>> START DATA PROVIDED

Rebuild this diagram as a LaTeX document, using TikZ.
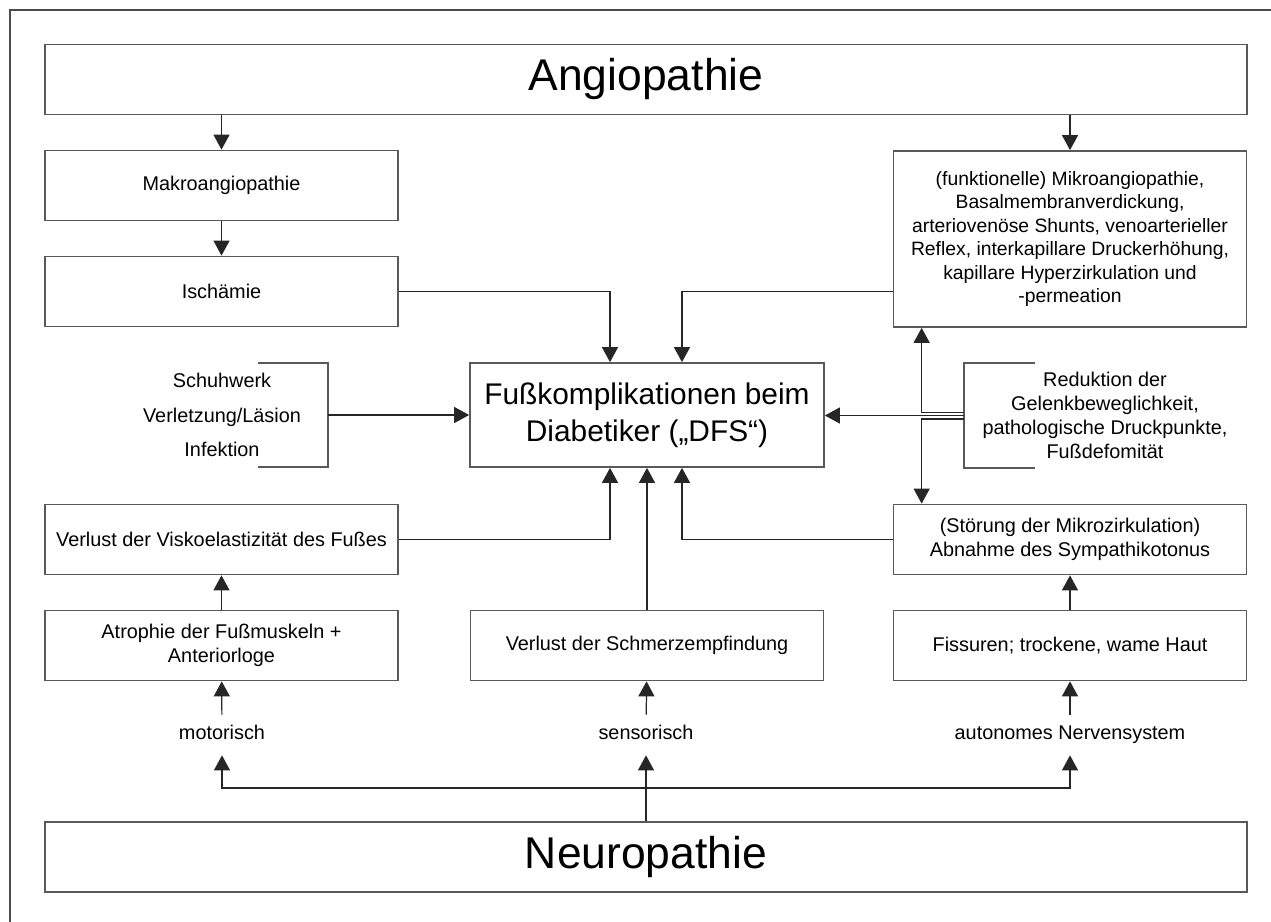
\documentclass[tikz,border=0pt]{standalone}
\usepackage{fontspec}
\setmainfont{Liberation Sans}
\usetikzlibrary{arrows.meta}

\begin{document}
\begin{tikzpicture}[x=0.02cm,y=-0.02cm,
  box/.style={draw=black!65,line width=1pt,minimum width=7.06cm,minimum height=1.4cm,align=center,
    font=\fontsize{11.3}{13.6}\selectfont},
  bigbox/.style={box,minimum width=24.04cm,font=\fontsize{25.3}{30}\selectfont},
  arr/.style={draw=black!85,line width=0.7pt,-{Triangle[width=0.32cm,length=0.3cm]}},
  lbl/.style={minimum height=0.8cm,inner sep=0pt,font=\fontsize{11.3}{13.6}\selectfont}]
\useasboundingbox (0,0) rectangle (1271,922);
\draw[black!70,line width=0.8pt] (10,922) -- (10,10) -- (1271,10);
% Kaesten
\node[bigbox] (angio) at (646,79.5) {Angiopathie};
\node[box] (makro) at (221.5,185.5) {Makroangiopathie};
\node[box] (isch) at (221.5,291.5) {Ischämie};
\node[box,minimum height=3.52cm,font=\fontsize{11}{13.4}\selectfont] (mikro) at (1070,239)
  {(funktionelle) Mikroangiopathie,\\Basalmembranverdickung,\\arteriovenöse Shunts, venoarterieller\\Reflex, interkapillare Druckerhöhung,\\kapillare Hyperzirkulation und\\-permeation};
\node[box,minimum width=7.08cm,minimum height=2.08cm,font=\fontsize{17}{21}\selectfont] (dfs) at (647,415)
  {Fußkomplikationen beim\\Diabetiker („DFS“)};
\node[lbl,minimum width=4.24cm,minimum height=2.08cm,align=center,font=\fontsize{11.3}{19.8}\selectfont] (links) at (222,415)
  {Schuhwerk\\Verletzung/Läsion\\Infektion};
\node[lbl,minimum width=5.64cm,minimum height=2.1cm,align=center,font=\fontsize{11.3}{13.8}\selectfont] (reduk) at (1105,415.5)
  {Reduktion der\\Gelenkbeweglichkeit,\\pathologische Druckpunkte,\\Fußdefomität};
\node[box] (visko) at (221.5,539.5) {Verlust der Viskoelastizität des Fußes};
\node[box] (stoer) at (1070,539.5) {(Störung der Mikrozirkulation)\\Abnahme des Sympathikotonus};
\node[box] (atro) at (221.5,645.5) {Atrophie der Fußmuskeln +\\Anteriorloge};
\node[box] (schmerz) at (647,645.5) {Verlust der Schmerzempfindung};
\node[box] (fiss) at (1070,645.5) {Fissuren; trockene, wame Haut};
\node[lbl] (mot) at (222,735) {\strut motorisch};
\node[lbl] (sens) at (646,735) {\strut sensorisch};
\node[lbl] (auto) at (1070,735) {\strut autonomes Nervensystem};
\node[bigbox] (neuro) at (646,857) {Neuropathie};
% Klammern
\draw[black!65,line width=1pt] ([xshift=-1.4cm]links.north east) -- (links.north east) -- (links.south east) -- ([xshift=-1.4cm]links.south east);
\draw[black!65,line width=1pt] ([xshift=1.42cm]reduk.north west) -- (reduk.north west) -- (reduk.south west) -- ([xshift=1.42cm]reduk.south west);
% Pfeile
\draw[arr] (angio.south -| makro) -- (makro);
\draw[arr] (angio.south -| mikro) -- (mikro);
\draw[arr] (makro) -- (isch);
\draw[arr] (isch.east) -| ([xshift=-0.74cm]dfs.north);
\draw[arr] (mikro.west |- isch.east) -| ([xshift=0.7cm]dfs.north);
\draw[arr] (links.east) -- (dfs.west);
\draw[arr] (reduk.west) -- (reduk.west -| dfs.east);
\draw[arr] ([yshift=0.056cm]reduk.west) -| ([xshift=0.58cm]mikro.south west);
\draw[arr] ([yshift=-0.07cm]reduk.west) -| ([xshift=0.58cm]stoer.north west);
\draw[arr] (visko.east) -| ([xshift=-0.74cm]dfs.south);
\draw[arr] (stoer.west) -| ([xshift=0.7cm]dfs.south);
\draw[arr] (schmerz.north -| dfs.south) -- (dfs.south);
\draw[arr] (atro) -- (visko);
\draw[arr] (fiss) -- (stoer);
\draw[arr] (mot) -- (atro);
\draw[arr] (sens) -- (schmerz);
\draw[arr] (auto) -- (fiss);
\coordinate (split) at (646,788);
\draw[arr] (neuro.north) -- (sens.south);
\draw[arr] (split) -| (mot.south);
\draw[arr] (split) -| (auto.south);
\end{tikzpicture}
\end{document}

>> END DATA PROVIDED

# AIM
Copy out all the data exactly; skip the pictures.

# WRITTEN RESPONSE
Rebuild this diagram as a LaTeX document, using TikZ.
\documentclass[tikz,border=0pt]{standalone}
\usepackage{fontspec}
\setmainfont{Liberation Sans}
\usetikzlibrary{arrows.meta}

\begin{document}
\begin{tikzpicture}[x=0.02cm,y=-0.02cm,
  box/.style={draw=black!65,line width=1pt,minimum width=7.06cm,minimum height=1.4cm,align=center,
    font=\fontsize{11.3}{13.6}\selectfont},
  bigbox/.style={box,minimum width=24.04cm,font=\fontsize{25.3}{30}\selectfont},
  arr/.style={draw=black!85,line width=0.7pt,-{Triangle[width=0.32cm,length=0.3cm]}},
  lbl/.style={minimum height=0.8cm,inner sep=0pt,font=\fontsize{11.3}{13.6}\selectfont}]
\useasboundingbox (0,0) rectangle (1271,922);
\draw[black!70,line width=0.8pt] (10,922) -- (10,10) -- (1271,10);
% Kaesten
\node[bigbox] (angio) at (646,79.5) {Angiopathie};
\node[box] (makro) at (221.5,185.5) {Makroangiopathie};
\node[box] (isch) at (221.5,291.5) {Ischämie};
\node[box,minimum height=3.52cm,font=\fontsize{11}{13.4}\selectfont] (mikro) at (1070,239)
  {(funktionelle) Mikroangiopathie,\\Basalmembranverdickung,\\arteriovenöse Shunts, venoarterieller\\Reflex, interkapillare Druckerhöhung,\\kapillare Hyperzirkulation und\\-permeation};
\node[box,minimum width=7.08cm,minimum height=2.08cm,font=\fontsize{17}{21}\selectfont] (dfs) at (647,415)
  {Fußkomplikationen beim\\Diabetiker („DFS“)};
\node[lbl,minimum width=4.24cm,minimum height=2.08cm,align=center,font=\fontsize{11.3}{19.8}\selectfont] (links) at (222,415)
  {Schuhwerk\\Verletzung/Läsion\\Infektion};
\node[lbl,minimum width=5.64cm,minimum height=2.1cm,align=center,font=\fontsize{11.3}{13.8}\selectfont] (reduk) at (1105,415.5)
  {Reduktion der\\Gelenkbeweglichkeit,\\pathologische Druckpunkte,\\Fußdefomität};
\node[box] (visko) at (221.5,539.5) {Verlust der Viskoelastizität des Fußes};
\node[box] (stoer) at (1070,539.5) {(Störung der Mikrozirkulation)\\Abnahme des Sympathikotonus};
\node[box] (atro) at (221.5,645.5) {Atrophie der Fußmuskeln +\\Anteriorloge};
\node[box] (schmerz) at (647,645.5) {Verlust der Schmerzempfindung};
\node[box] (fiss) at (1070,645.5) {Fissuren; trockene, wame Haut};
\node[lbl] (mot) at (222,735) {\strut motorisch};
\node[lbl] (sens) at (646,735) {\strut sensorisch};
\node[lbl] (auto) at (1070,735) {\strut autonomes Nervensystem};
\node[bigbox] (neuro) at (646,857) {Neuropathie};
% Klammern
\draw[black!65,line width=1pt] ([xshift=-1.4cm]links.north east) -- (links.north east) -- (links.south east) -- ([xshift=-1.4cm]links.south east);
\draw[black!65,line width=1pt] ([xshift=1.42cm]reduk.north west) -- (reduk.north west) -- (reduk.south west) -- ([xshift=1.42cm]reduk.south west);
% Pfeile
\draw[arr] (angio.south -| makro) -- (makro);
\draw[arr] (angio.south -| mikro) -- (mikro);
\draw[arr] (makro) -- (isch);
\draw[arr] (isch.east) -| ([xshift=-0.74cm]dfs.north);
\draw[arr] (mikro.west |- isch.east) -| ([xshift=0.7cm]dfs.north);
\draw[arr] (links.east) -- (dfs.west);
\draw[arr] (reduk.west) -- (reduk.west -| dfs.east);
\draw[arr] ([yshift=0.056cm]reduk.west) -| ([xshift=0.58cm]mikro.south west);
\draw[arr] ([yshift=-0.07cm]reduk.west) -| ([xshift=0.58cm]stoer.north west);
\draw[arr] (visko.east) -| ([xshift=-0.74cm]dfs.south);
\draw[arr] (stoer.west) -| ([xshift=0.7cm]dfs.south);
\draw[arr] (schmerz.north -| dfs.south) -- (dfs.south);
\draw[arr] (atro) -- (visko);
\draw[arr] (fiss) -- (stoer);
\draw[arr] (mot) -- (atro);
\draw[arr] (sens) -- (schmerz);
\draw[arr] (auto) -- (fiss);
\coordinate (split) at (646,788);
\draw[arr] (neuro.north) -- (sens.south);
\draw[arr] (split) -| (mot.south);
\draw[arr] (split) -| (auto.south);
\end{tikzpicture}
\end{document}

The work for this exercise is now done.